JUKE
JOINT
Postcard from the pandemic
April 20, 2020
To write just because the poet wants to write is natural, but to learn to see is a blessing.
– Linda Gregg, The Art of Finding
They say old white men can get away with anything,
so why am I surprised, middle of the morning,
to see a saggy-jowled man in a red jacket
pissing behind a shiny black BMW right there
on Reading not too far from Tennessee, his hands
invisible but fidgeting with something—
you can tell by how his elbows
flap up above the trunk of the car.
I am walking fast, a little faster after that.
I see things I never would have back
when I would steal away a sunny afternoon,
drive someplace pretty to walk.
It doesn’t matter anymore what the sky is doing;
me and my corona mask, we get out of the house.
Under the train trestle, where Tennessee turns into
Ross, still the same purple bra, new green weeds
pushing up through its straps,
and splayed against the concrete wall,
a peacock feather Mardi Gras mask
iridescent as that puddle of grease and pee.

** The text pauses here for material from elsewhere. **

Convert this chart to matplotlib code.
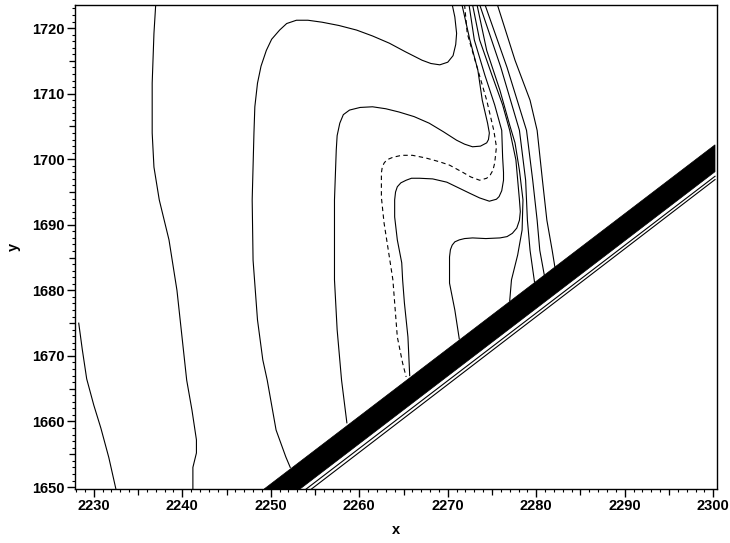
import numpy as np
import matplotlib.pyplot as plt
from matplotlib.ticker import MultipleLocator

# contour lines (data units)
a_x = [2228.3, 2228.7, 2229.2, 2230.0, 2230.8, 2231.7, 2232.5]
a_y = [1675.0, 1671.0, 1666.5, 1662.5, 1659.0, 1654.5, 1649.7]

b_x = [2237.0, 2236.8, 2236.6, 2236.6, 2236.8, 2237.4, 2238.5, 2239.4, 2240.5,
       2241.1, 2241.6, 2241.6, 2241.2, 2241.2]
b_y = [1723.6, 1719.2, 1711.6, 1704.0, 1698.8, 1693.8, 1687.7, 1680.0, 1666.3,
       1661.7, 1657.2, 1655.2, 1653.0, 1649.7]

c_x = [2270.5, 2270.8, 2271.0, 2270.9, 2270.6, 2270.0, 2269.1, 2268.1, 2267.1,
       2265.2, 2263.4, 2261.5, 2259.7, 2257.7, 2255.8, 2254.2, 2252.9, 2251.8,
       2251.0, 2250.1, 2249.5, 2248.9, 2248.5, 2248.2, 2248.1, 2247.9, 2248.0,
       2248.5, 2249.1, 2249.6, 2250.6, 2251.7, 2252.2]
c_y = [1723.6, 1721.7, 1719.2, 1717.5, 1715.8, 1714.8, 1714.4, 1714.6, 1715.1,
       1716.4, 1717.7, 1718.8, 1719.7, 1720.4, 1720.9, 1721.2, 1721.2, 1720.7,
       1719.7, 1718.3, 1716.6, 1714.2, 1711.6, 1708.0, 1704.0, 1693.8, 1684.6,
       1675.5, 1669.4, 1666.3, 1658.7, 1654.6, 1653.0]

d_x = [2271.6, 2272.5, 2273.4, 2273.9, 2274.5, 2274.7, 2274.6, 2274.4, 2273.7,
       2272.8, 2271.9, 2271.0, 2269.5, 2267.9, 2266.2, 2264.5, 2263.0, 2261.5,
       2260.1, 2258.9, 2258.2, 2257.8, 2257.5, 2257.4, 2257.2, 2257.2, 2257.5,
       2258.0, 2258.6]
d_y = [1723.6, 1718.2, 1713.6, 1709.0, 1705.5, 1704.0, 1703.0, 1702.5, 1702.0,
       1701.9, 1702.3, 1702.9, 1704.2, 1705.5, 1706.5, 1707.2, 1707.7, 1708.0,
       1707.9, 1707.5, 1706.8, 1705.5, 1703.6, 1701.4, 1693.8, 1681.6, 1674.0,
       1666.3, 1659.8]

e_x = [2271.9, 2272.2, 2273.3, 2274.4, 2275.2, 2275.5, 2275.4, 2275.3, 2275.1,
       2274.8, 2274.4, 2273.6, 2272.6, 2271.7, 2270.2, 2269.1, 2267.5, 2266.0,
       2264.8, 2263.8, 2263.1, 2262.8, 2262.6, 2262.5, 2262.5, 2262.8, 2263.4,
       2263.8, 2264.0, 2264.3, 2264.9, 2265.3]
e_y = [1723.6, 1719.2, 1714.1, 1709.0, 1704.4, 1701.9, 1700.6, 1699.4, 1698.3,
       1697.6, 1697.1, 1696.8, 1697.3, 1698.0, 1699.1, 1699.6, 1700.2, 1700.6,
       1700.6, 1700.3, 1699.9, 1699.4, 1698.8, 1697.9, 1694.2, 1690.3, 1685.1,
       1681.6, 1678.1, 1672.9, 1668.9, 1666.8]

f_x = [2272.4, 2273.0, 2274.2, 2275.3, 2276.1, 2276.2, 2276.3, 2276.3, 2276.1,
       2275.8, 2275.5, 2274.7, 2273.6, 2272.5, 2269.9, 2268.3, 2266.8, 2265.9,
       2265.3, 2264.7, 2264.3, 2264.1, 2264.0, 2264.0, 2264.3, 2264.8, 2264.9,
       2265.1, 2265.5, 2265.7]
f_y = [1723.6, 1718.2, 1712.8, 1708.3, 1704.4, 1700.3, 1698.0, 1696.8, 1695.2,
       1694.3, 1693.9, 1693.6, 1694.1, 1694.8, 1696.5, 1697.0, 1697.1, 1697.1,
       1696.8, 1696.4, 1695.8, 1695.0, 1693.8, 1691.2, 1687.7, 1684.2, 1681.6,
       1678.1, 1672.9, 1667.0]

g_x = [2272.8, 2273.6, 2275.0, 2276.2, 2277.0, 2277.7, 2278.1, 2278.2, 2278.1,
       2277.8, 2277.3, 2276.7, 2275.9, 2274.3, 2272.8, 2271.9, 2271.3, 2270.8,
       2270.5, 2270.3, 2270.2, 2270.2, 2270.8, 2271.3]
g_y = [1723.6, 1718.2, 1712.8, 1708.3, 1704.4, 1699.9, 1693.8, 1692.0, 1690.7,
       1689.5, 1688.7, 1688.2, 1688.0, 1687.9, 1688.0, 1687.9, 1687.7, 1687.4,
       1686.9, 1686.2, 1685.1, 1681.1, 1677.0, 1672.6]

h_x = [2273.3, 2274.4, 2275.9, 2277.0, 2277.6, 2278.1, 2278.5, 2278.4, 2277.9,
       2277.2, 2277.0]
h_y = [1723.6, 1716.6, 1710.5, 1705.2, 1702.5, 1698.3, 1693.8, 1689.2, 1685.4,
       1681.6, 1678.4]

i_x = [2273.6, 2276.0, 2278.1, 2278.8, 2279.0, 2279.3, 2279.8]
i_y = [1723.6, 1714.0, 1704.4, 1696.8, 1690.7, 1686.1, 1681.3]

j_x = [2274.2, 2276.7, 2278.9, 2279.6, 2280.1, 2280.4, 2280.9]
j_y = [1723.6, 1714.0, 1704.4, 1696.8, 1690.7, 1686.1, 1682.4]

k_x = [2275.6, 2277.6, 2279.3, 2280.1, 2280.7, 2281.2, 2281.8, 2282.1]
k_y = [1723.6, 1715.1, 1709.0, 1704.4, 1696.8, 1690.7, 1686.1, 1683.6]

# dense band of packed contours
band_x = [2249.25, 2300.2]
band_top = [1649.7, 1702.2]
band_bot_x = [2253.3, 2300.2]
band_bot = [1649.7, 1698.1]

# thin lines below the band
l1_x = [2254.0, 2300.2]
l1_y = [1649.7, 1697.4]
l2_x = [2254.6, 2300.2]
l2_y = [1649.7, 1696.9]

xticks = [2230, 2240, 2250, 2260, 2270, 2280, 2290, 2300]
yticks = [1650, 1660, 1670, 1680, 1690, 1700, 1710, 1720]

plt.rcParams['font.family'] = ['Liberation Sans', 'DejaVu Sans']
plt.rcParams['font.weight'] = 'bold'

fig = plt.figure(figsize=(7.3, 5.43), dpi=100)
ax = fig.add_axes([0.103, 0.0994, 0.8795, 0.8923])

lw = 0.8
for xs, ys in [(a_x, a_y), (b_x, b_y), (c_x, c_y), (d_x, d_y), (f_x, f_y),
               (g_x, g_y), (h_x, h_y), (i_x, i_y), (j_x, j_y), (k_x, k_y),
               (l1_x, l1_y), (l2_x, l2_y)]:
    ax.plot(xs, ys, color='black', lw=lw)
ax.plot(e_x, e_y, color='black', lw=lw, linestyle=(0, (4, 3)))

# band polygon
poly_x = band_x + band_bot_x[::-1]
poly_y = band_top + band_bot[::-1]
ax.fill(poly_x, poly_y, color='black', lw=0.5)

ax.set_xlim(2227.9, 2300.45)
ax.set_ylim(1649.7, 1723.6)
ax.set_xticks(xticks)
ax.set_yticks(yticks)
ax.xaxis.set_minor_locator(MultipleLocator(1))
ax.yaxis.set_minor_locator(MultipleLocator(1))
ax.tick_params(which='major', length=5.5, width=1.0, labelsize=10.5, pad=2)
ax.tick_params(which='minor', length=2.5, width=0.8)
for lab in ax.get_xticklabels() + ax.get_yticklabels():
    lab.set_fontweight('bold')
for s in ax.spines.values():
    s.set_linewidth(1.0)

# medium ticks at the fives
mx = [2230 + 5 * k for k in range(-1, 15) if (5 * k) % 10 == 5]
my = [1650 + 5 * k for k in range(0, 15) if (5 * k) % 10 == 5]
sx = ax.secondary_xaxis('bottom')
sx.set_xticks(mx, labels=[])
sx.tick_params(length=4, width=0.9)
sx.spines['bottom'].set_visible(False)
sy = ax.secondary_yaxis('left')
sy.set_yticks(my, labels=[])
sy.tick_params(length=4, width=0.9)
sy.spines['left'].set_visible(False)

ax.set_xlabel('x', fontsize=10.5, fontweight='bold', labelpad=7)
ax.set_ylabel('y', fontsize=10.5, fontweight='bold', labelpad=8)

fig.savefig('out.png', dpi=100)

Pauletta Hansel left Kentucky in 1979, but she didn’t get very far, and her poetry still lives there. Her seven poetry collections include Coal Town Photograph and Palindrome, winner of the 2017 Weatherford Award for Appalachian poetry. Her writing has been featured in Rattle, Still: The Journal, The Writer’s Almanac, American Life in Poetry, Verse Daily and Poetry Daily. Pauletta was Cincinnati’s first Poet Laureate (2016- 2018).